La liberté de la presse est essentielle. Sans elle, pas de démocratie. La loi de 1881, qui la garantit, est précieuse entre toutes. Il est des lois qui sont des symboles. Il ne faut y toucher qu’avec une « main tremblante » et sans doute est-il mieux de ne pas y toucher.

L’article 24 de la proposition de loi dite « sécurité globale », tel qu’il a été voté par l’Assemblée Nationale, met évidemment en cause la liberté d’expression et la liberté de la presse. Nous en avons eu la preuve par l’absurde. Si les faits n’avaient pas été filmés lors de « l’évacuation » de migrants place de la République à Paris, Gérald Darmanin n’aurait pas pu dire qu’il avait vu des « images choquantes » et si les violences faites à Michel Zecker n’avaient pas été filmées, Emmanuel Macron n’aurait pas exprimé sa « honte » devant de telles images.

François Hollande, qui a connu une situation où il a dû revenir en arrière – il s’agissait de la « déchéance de nationalité » – a fait à cet égard une déclaration très juste. Je cite : « Il y a plus d’honneur à retirer un texte quand il heurte les consciences et divise la société qu’à le maintenir quand le risque majeur est de créer de l’incompréhension et de provoquer la violence. Le seul apaisement possible est le retrait. »

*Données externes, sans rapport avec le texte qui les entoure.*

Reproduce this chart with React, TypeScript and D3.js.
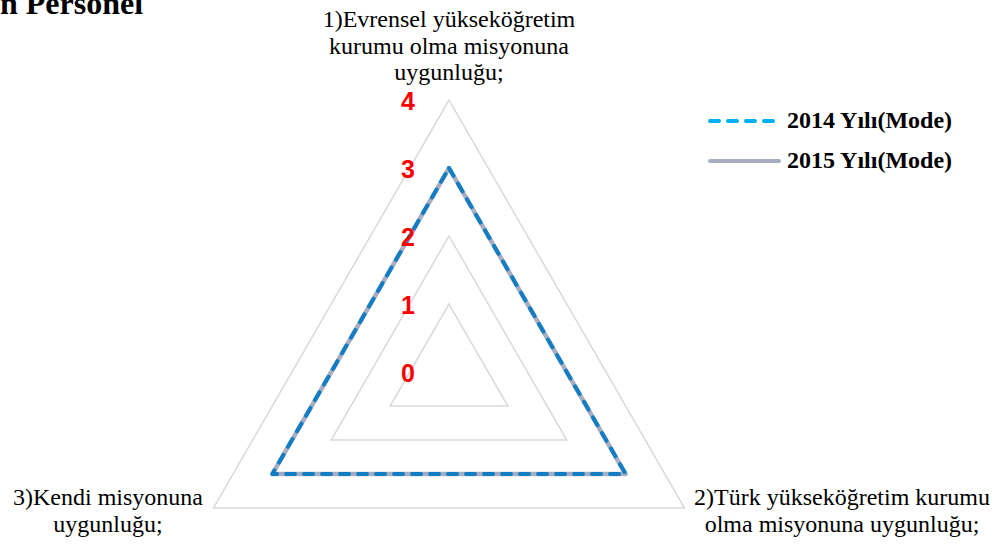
import React from "react";
import * as d3 from "d3";

const axes = [
  ["1)Evrensel yükseköğretim", "kurumu olma misyonuna", "uygunluğu;"],
  ["2)Türk yükseköğretim kurumu", "olma misyonuna uygunluğu;"],
  ["3)Kendi misyonuna", "uygunluğu;"],
];
const ticks = [0, 1, 2, 3, 4];
const series2014 = [3, 3, 3];
const series2015 = [3, 3, 3];
const seriesNames = ["2014 Yılı(Mode)", "2015 Yılı(Mode)"];

const W = 1003, H = 545;
const cx = 449, cy = 372;
const r = d3.scaleLinear().domain([0, 4]).range([0, 272]);
const angle = (i: number) => (i * 2 * Math.PI) / 3 - Math.PI / 2;
const pt = (i: number, v: number): [number, number] => [
  cx + r(v) * Math.cos(angle(i)),
  cy + r(v) * Math.sin(angle(i)),
];
const poly = (vals: number[]) =>
  d3.line().curve(d3.curveLinearClosed)(vals.map((v, i) => pt(i, v))) as string;

const labelPos = [
  { x: 449, y: 27 },
  { x: 842, y: 505 },
  { x: 108, y: 505 },
];

export default function App() {
  return (
    <svg width={W} height={H} style={{ display: "block", position: "absolute", left: 0, top: 0 }}>
      <rect width={W} height={H} fill="#fff" />
      <text x={0} y={14} fontFamily="Liberation Serif" fontWeight="bold" fontSize={32} fill="#000">n Personel</text>
      {ticks.slice(1).map((t) => (
        <path key={t} d={poly(axes.map(() => t))} fill="none" stroke="#D9D9D9" strokeWidth={1.5} />
      ))}
      <path d={poly(series2015)} fill="none" stroke="#A6AEC2" strokeWidth={4.5} strokeLinejoin="round" />
      <path d={poly(series2014)} fill="none" stroke="#137DC3" strokeWidth={4} strokeDasharray="9 9" strokeLinecap="round" strokeLinejoin="round" />
      {ticks.map((t) => (
        <text key={t} x={408} y={cy - r(t) + 10} textAnchor="middle" fontFamily="Liberation Sans" fontWeight="bold" fontSize={25} fill="#FF0000">{t}</text>
      ))}
      {axes.map((lines, i) => (
        <text key={i} fontFamily="Liberation Serif" fontSize={24} fill="#000" textAnchor="middle">
          {lines.map((l, j) => (
            <tspan key={j} x={labelPos[i].x} y={labelPos[i].y + j * 26.5}>{l}</tspan>
          ))}
        </text>
      ))}
      {seriesNames.map((n, i) => (
        <g key={n}>
          <line x1={710} x2={779} y1={121 + i * 40} y2={121 + i * 40}
            stroke={i === 0 ? "#00B0F0" : "#A6AEC2"} strokeWidth={4}
            strokeDasharray={i === 0 ? "9 9" : undefined} strokeLinecap="round" />
          <text x={787} y={128 + i * 40} fontFamily="Liberation Serif" fontWeight="bold" fontSize={24} fill="#000">{n}</text>
        </g>
      ))}
    </svg>
  );
}
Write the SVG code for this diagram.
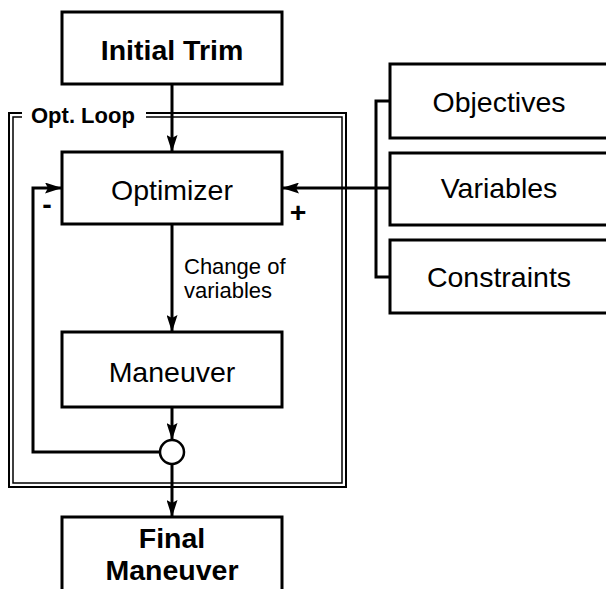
<svg xmlns="http://www.w3.org/2000/svg" width="606" height="589" viewBox="0 0 606 589">
<defs>
<style>
.box{fill:#fff;stroke:#000;stroke-width:3}
.ln{fill:none;stroke:#000;stroke-width:3}
.t{font-family:"Liberation Sans",Arial,sans-serif;font-size:28.5px;text-anchor:middle;fill:#000}
.b{font-weight:bold}
.s{font-family:"Liberation Sans",Arial,sans-serif;font-size:22px;fill:#000}
</style>
<marker id="ah" markerWidth="17" markerHeight="11" refX="16" refY="5.5" orient="auto" markerUnits="userSpaceOnUse">
<path d="M0,0 L17,5.5 L0,11 L3,5.5 Z" fill="#000"/>
</marker>
</defs>
<rect width="606" height="589" fill="#fff"/>
<g id="frame">
<rect x="9" y="113" width="337" height="374" fill="none" stroke="#000" stroke-width="2"/>
<rect x="13" y="117" width="329" height="366" fill="none" stroke="#000" stroke-width="1.5"/>
<rect x="22" y="105" width="124" height="20" fill="#fff"/>
<text x="31" y="123" class="t b" style="font-size:22px;text-anchor:start">Opt. Loop</text>
</g>
<g id="connectors">
<line x1="172" y1="84" x2="172" y2="151" class="ln" marker-end="url(#ah)"/>
<line x1="172" y1="224" x2="172" y2="331" class="ln" marker-end="url(#ah)"/>
<line x1="172" y1="407" x2="172" y2="439" class="ln" marker-end="url(#ah)"/>
<line x1="172" y1="464" x2="172" y2="516" class="ln" marker-end="url(#ah)"/>
<polyline points="160,452 33,452 33,188 61,188" class="ln" marker-end="url(#ah)"/>
<line x1="390" y1="188" x2="283" y2="188" class="ln" marker-end="url(#ah)"/>
<polyline points="390,101 376,101 376,277 390,277" class="ln"/>
<text x="184" y="274" class="s">Change of</text>
<text x="184" y="298" class="s">variables</text>
<text x="47" y="214" class="t b">-</text>
<text x="298" y="222" class="t b">+</text>
</g>
<g id="initial-trim">
<rect x="62" y="12" width="220" height="72" class="box"/>
<text x="172" y="60" class="t b">Initial Trim</text>
</g>
<g id="optimizer">
<rect x="62" y="152" width="220" height="72" class="box"/>
<text x="172" y="200" class="t">Optimizer</text>
</g>
<g id="maneuver">
<rect x="62" y="332" width="220" height="75" class="box"/>
<text x="172" y="382" class="t">Maneuver</text>
</g>
<g id="sum">
<circle cx="172" cy="452" r="12" fill="#fff" stroke="#000" stroke-width="2.5"/>
</g>
<g id="final-maneuver">
<rect x="62" y="517" width="220" height="90" class="box"/>
<text x="172" y="548" class="t b">Final</text>
<text x="172" y="580" class="t b">Maneuver</text>
</g>
<g id="objectives">
<rect x="390" y="64" width="220" height="74" class="box"/>
<text x="499" y="112" class="t">Objectives</text>
</g>
<g id="variables">
<rect x="390" y="153" width="220" height="72" class="box"/>
<text x="499" y="198" class="t">Variables</text>
</g>
<g id="constraints">
<rect x="390" y="240" width="220" height="73" class="box"/>
<text x="499" y="287" class="t">Constraints</text>
</g>
</svg>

J’ajoute que l’idée de créer une commission constituée de personnes nommées – aussi honorables soient-elles – pour réécrire la loi entre son examen par l’Assemblée et le Sénat est contraire à l’esprit de nos institutions. C’est le Parlement qui fait la loi. Les présidents de deux assemblées ont dénoncé ce procédé. On nous a depuis vendu que ladite commission ferait autre chose… sans convaincre pour autant, c’est le moins qu’on puisse dire !

Je me suis exprimé là-dessus en séance publique au Sénat ce samedi après-midi. La vidéo de mon intervention figure ci-dessous. Je suis clair : il faut supprimer cette commission comme cet article 24.

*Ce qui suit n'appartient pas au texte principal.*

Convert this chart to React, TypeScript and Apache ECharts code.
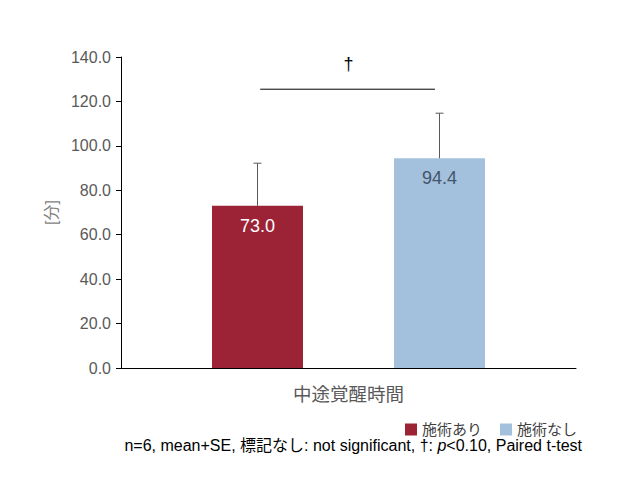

Il faut garantir pleinement la liberté d’expression et la liberté de la presse. Il faut aussi protéger les policiers et les gendarmes quant aux menaces dont ils peuvent être l’objet, ce que des dispositions législatives permettent déjà. Tout cela – comme l’ensemble du texte de la proposition de loi, au-delà de l’article 24 – demande un vrai travail parlementaire. Avec mes collègues, j’y prendrai toute ma part.